**Input rows**
— start —
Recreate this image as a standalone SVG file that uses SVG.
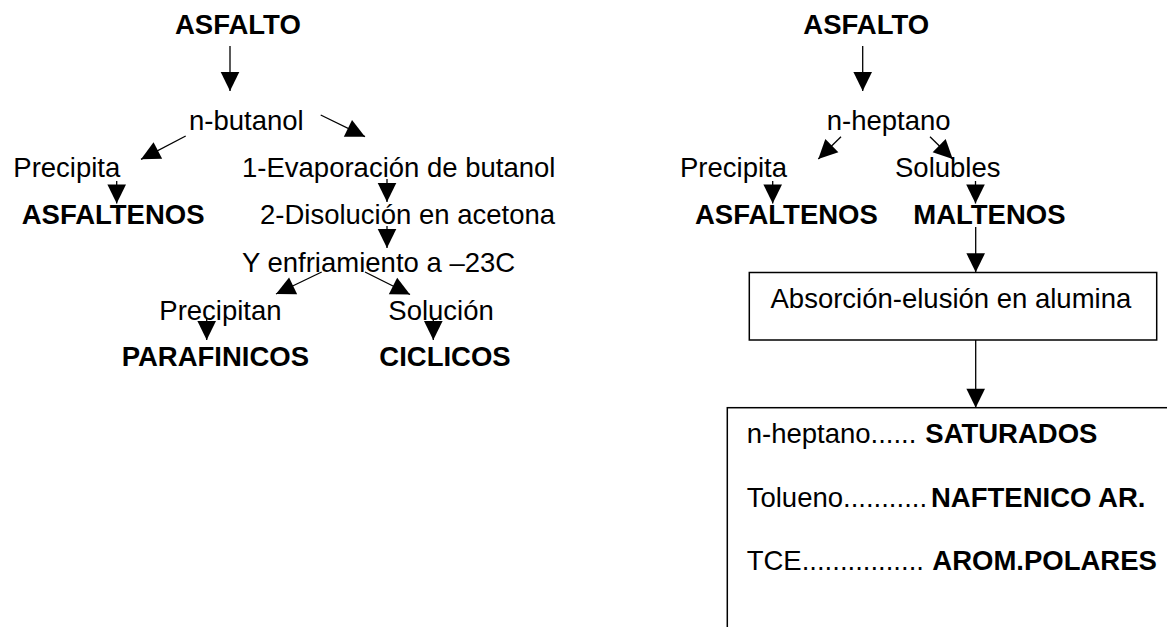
— end —
— start —
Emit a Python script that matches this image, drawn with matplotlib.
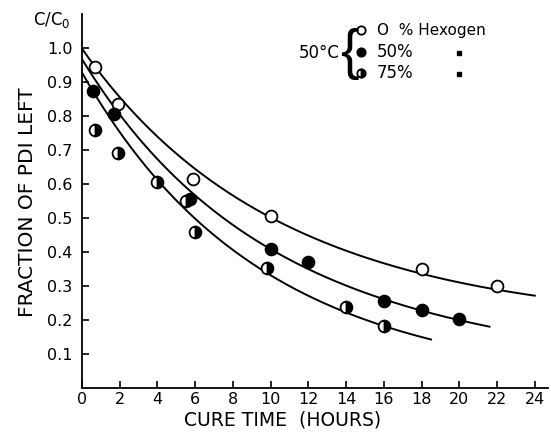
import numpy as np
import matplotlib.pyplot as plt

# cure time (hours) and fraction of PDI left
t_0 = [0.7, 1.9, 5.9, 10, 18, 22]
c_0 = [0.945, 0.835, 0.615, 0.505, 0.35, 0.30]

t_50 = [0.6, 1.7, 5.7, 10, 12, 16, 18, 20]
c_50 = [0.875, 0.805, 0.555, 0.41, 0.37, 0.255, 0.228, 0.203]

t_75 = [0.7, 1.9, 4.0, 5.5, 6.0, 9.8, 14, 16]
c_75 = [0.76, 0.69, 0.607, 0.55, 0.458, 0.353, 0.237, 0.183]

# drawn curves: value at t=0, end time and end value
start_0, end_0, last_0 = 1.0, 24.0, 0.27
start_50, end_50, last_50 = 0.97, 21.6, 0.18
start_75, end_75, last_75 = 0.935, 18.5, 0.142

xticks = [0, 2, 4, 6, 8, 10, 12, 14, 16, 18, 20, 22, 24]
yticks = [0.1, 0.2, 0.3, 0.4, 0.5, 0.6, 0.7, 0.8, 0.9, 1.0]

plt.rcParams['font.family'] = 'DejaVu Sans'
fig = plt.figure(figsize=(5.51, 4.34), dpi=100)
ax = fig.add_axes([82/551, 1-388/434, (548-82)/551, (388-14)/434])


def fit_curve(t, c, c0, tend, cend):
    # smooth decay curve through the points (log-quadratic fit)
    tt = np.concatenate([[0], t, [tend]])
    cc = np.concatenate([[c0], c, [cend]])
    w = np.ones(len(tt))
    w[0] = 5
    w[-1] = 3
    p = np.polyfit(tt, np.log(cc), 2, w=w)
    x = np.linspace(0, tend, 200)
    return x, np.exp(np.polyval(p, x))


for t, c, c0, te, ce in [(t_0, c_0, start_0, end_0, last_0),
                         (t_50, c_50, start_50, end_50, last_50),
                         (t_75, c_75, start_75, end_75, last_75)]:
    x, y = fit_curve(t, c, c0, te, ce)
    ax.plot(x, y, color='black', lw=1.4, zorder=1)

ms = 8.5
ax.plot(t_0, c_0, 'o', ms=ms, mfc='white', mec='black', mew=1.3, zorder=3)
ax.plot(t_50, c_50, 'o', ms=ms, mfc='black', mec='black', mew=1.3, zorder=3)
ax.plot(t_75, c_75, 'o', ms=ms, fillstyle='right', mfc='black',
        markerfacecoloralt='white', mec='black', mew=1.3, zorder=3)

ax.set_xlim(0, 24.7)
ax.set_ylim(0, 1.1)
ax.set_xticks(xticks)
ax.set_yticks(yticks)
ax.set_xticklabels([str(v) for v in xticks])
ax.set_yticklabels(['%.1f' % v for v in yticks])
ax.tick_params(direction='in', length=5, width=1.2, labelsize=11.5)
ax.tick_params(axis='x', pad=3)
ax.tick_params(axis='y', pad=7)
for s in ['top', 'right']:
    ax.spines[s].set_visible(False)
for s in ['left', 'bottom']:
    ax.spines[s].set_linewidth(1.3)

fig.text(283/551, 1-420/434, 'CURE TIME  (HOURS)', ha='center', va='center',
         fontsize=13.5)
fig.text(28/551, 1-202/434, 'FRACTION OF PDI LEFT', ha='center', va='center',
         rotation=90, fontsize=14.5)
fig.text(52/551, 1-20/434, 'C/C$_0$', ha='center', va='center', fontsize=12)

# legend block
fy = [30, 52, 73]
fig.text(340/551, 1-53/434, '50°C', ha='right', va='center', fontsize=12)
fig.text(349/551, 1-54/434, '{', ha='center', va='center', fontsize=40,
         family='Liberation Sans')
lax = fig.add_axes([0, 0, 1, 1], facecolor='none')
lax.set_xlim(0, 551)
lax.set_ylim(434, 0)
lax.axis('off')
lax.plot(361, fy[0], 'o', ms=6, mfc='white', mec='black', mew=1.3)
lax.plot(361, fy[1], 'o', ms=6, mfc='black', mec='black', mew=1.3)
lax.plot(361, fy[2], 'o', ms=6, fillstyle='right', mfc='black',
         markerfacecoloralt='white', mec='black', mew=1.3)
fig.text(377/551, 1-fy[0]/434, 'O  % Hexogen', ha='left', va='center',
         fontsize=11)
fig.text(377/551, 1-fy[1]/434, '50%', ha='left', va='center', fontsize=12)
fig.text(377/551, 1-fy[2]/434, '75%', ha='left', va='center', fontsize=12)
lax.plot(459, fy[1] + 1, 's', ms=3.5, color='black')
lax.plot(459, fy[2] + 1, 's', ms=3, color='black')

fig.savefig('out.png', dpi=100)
— end —
**Aim of the exercise**
Find each line in the records holding the string "that" and show it.

**Output of the exercise**
Recreate this image as a standalone SVG file that uses SVG.
Emit a Python script that matches this image, drawn with matplotlib.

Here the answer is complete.